The pursuit of practical quantum utility on near-term quantum processors is critically challenged by their inherent noise. Quantum error mitigation (QEM) techniques are leading solutions to improve computation fidelity with relatively low qubit-overhead, while full-scale quantum error correction remains a distant goal. However, QEM techniques incur substantial measurement overheads, especially when applied to families of quantum circuits parameterized by classical inputs. Focusing on zero-noise extrapolation (ZNE), a widely adopted QEM technique, here we devise the surrogate-enabled ZNE (S-ZNE), which leverages classical learning surrogates to perform ZNE entirely on the classical side. Unlike conventional ZNE, whose measurement cost scales linearly with the number of circuits, S-ZNE requires only constant measurement overhead for an entire family of quantum circuits, offering superior scalability. Theoretical analysis indicates that S-ZNE achieves accuracy comparable to conventional ZNE in many practical scenarios, and numerical experiments on up to 100-qubit ground-state energy and quantum metrology tasks confirm its effectiveness. Our approach provides a template that can be effectively extended to other quantum error mitigation protocols, opening a promising path toward scalable error mitigation.

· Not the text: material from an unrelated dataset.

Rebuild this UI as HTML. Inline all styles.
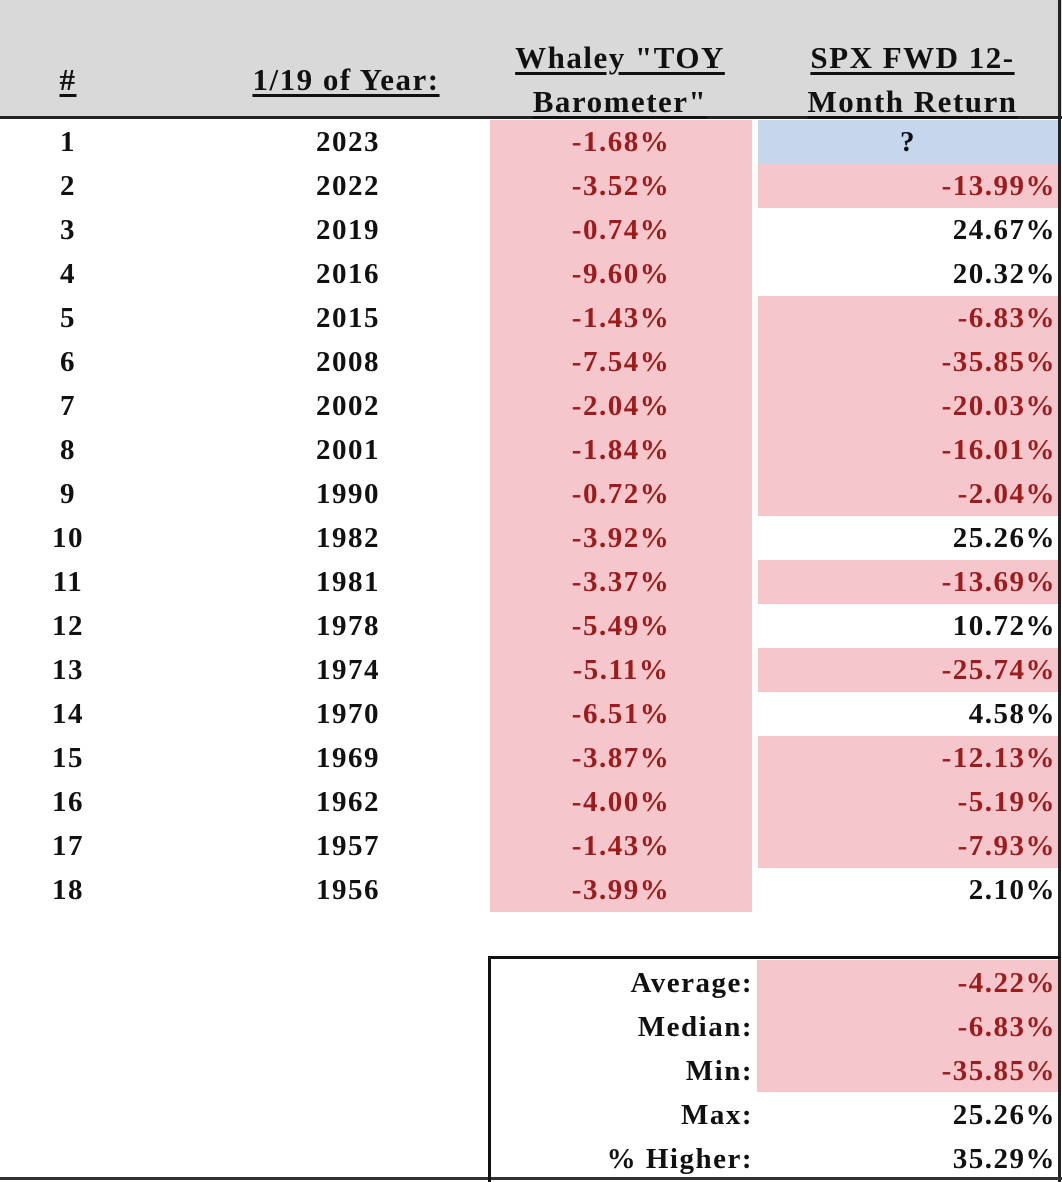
<!DOCTYPE html>
<html><head><style>
body{margin:0;width:1062px;height:1182px;background:#fff;position:relative;overflow:hidden;font-family:"Liberation Serif",serif;font-weight:bold;font-size:29px;letter-spacing:1.5px;color:#111}
.a{position:absolute}
.h{position:absolute;background:#d9d9d9;left:0;top:0;width:1062px;height:117px}
.ht{position:absolute;text-align:center;font-size:31px;line-height:44px;text-decoration:underline;text-underline-offset:4px;letter-spacing:1.5px}
.r{position:absolute;height:44px;line-height:44px;white-space:nowrap}
.pk{background:#f5c6cc}
.red{color:#9c1c1c}
</style></head><body>
<div class="h"></div>
<div class="a" style="left:0;top:116px;width:1062px;height:3px;background:#222"></div>
<div class="a" style="left:1058px;top:0;width:3px;height:1182px;background:#222"></div>
<div class="a" style="left:0;top:1177px;width:1062px;height:3px;background:#333"></div>
<div class="ht" style="left:38px;width:60px;top:58px">#</div>
<div class="ht" style="left:216px;width:260px;top:58px">1/19 of Year:</div>
<div class="ht" style="left:490px;width:260px;top:36px">Whaley "TOY<br>Barometer"</div>
<div class="ht" style="left:775px;width:275px;top:36px">SPX FWD 12-<br>Month Return</div>
<div class="a pk" style="left:757px;top:960px;width:301px;height:132px"></div>
<div class="a" style="left:488px;top:956px;width:572px;height:3px;background:#111"></div>
<div class="a" style="left:488px;top:956px;width:3px;height:226px;background:#111"></div>
<div id="rows"></div>
<script>
var d=[[1,2023,"-1.68%","?"],[2,2022,"-3.52%","-13.99%"],[3,2019,"-0.74%","24.67%"],[4,2016,"-9.60%","20.32%"],[5,2015,"-1.43%","-6.83%"],[6,2008,"-7.54%","-35.85%"],[7,2002,"-2.04%","-20.03%"],[8,2001,"-1.84%","-16.01%"],[9,1990,"-0.72%","-2.04%"],[10,1982,"-3.92%","25.26%"],[11,1981,"-3.37%","-13.69%"],[12,1978,"-5.49%","10.72%"],[13,1974,"-5.11%","-25.74%"],[14,1970,"-6.51%","4.58%"],[15,1969,"-3.87%","-12.13%"],[16,1962,"-4.00%","-5.19%"],[17,1957,"-1.43%","-7.93%"],[18,1956,"-3.99%","2.10%"]];
var h="";
d.forEach(function(r,i){var y=120+i*44;
h+='<div class="r" style="left:28px;width:80px;top:'+y+'px;text-align:center">'+r[0]+'</div>';
h+='<div class="r" style="left:288px;width:120px;top:'+y+'px;text-align:center">'+r[1]+'</div>';
h+='<div class="r pk red" style="left:490px;width:262px;top:'+y+'px;text-align:center">'+r[2]+'</div>';
if(r[3]=="?")h+='<div class="r" style="left:758px;width:300px;top:'+y+'px;text-align:center;background:#c6d6ec">?</div>';
else{var n=r[3][0]=="-";h+='<div class="r'+(n?' pk red':'')+'" style="left:758px;width:300px;top:'+y+'px;text-align:right;box-sizing:border-box;padding-right:2px">'+r[3]+'</div>';}
});
var s=[["Average:","-4.22%",1],["Median:","-6.83%",1],["Min:","-35.85%",1],["Max:","25.26%",0],["% Higher:","35.29%",0]];
s.forEach(function(r,i){var y=961+i*44;
h+='<div class="r" style="left:495px;width:258px;top:'+y+'px;text-align:right">'+r[0]+'</div>';
h+='<div class="r'+(r[2]?' red':'')+'" style="left:758px;width:300px;top:'+y+'px;text-align:right;box-sizing:border-box;padding-right:2px">'+r[1]+'</div>';
});
document.getElementById("rows").innerHTML=h;
</script>
</body></html>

翻译：在近期量子处理器上实现实用量子优势的追求，因其固有噪声而面临严峻挑战。量子误差缓解（QEM）技术是当前以较低量子比特开销提升计算保真度的主流解决方案，而全规模的量子纠错仍是一个遥远目标。然而，QEM技术会带来显著的测量开销，尤其当应用于由经典输入参数化的量子电路族时。聚焦于广泛采用的量子误差缓解技术——零噪声外推（ZNE），本文设计了代理辅助的ZNE（S-ZNE），该方法利用经典学习代理在经典侧完全执行ZNE。与传统ZNE的测量成本随电路数量线性增长不同，S-ZNE对整个量子电路族仅需恒定的测量开销，具备更优的可扩展性。理论分析表明，在许多实际场景中，S-ZNE能达到与传统ZNE相当的精度；在多达100量子比特的基态能量和量子计量任务上的数值实验也验证了其有效性。我们的方法为有效扩展至其他量子误差缓解协议提供了模板，开辟了一条通向可扩展误差缓解的有前景的路径。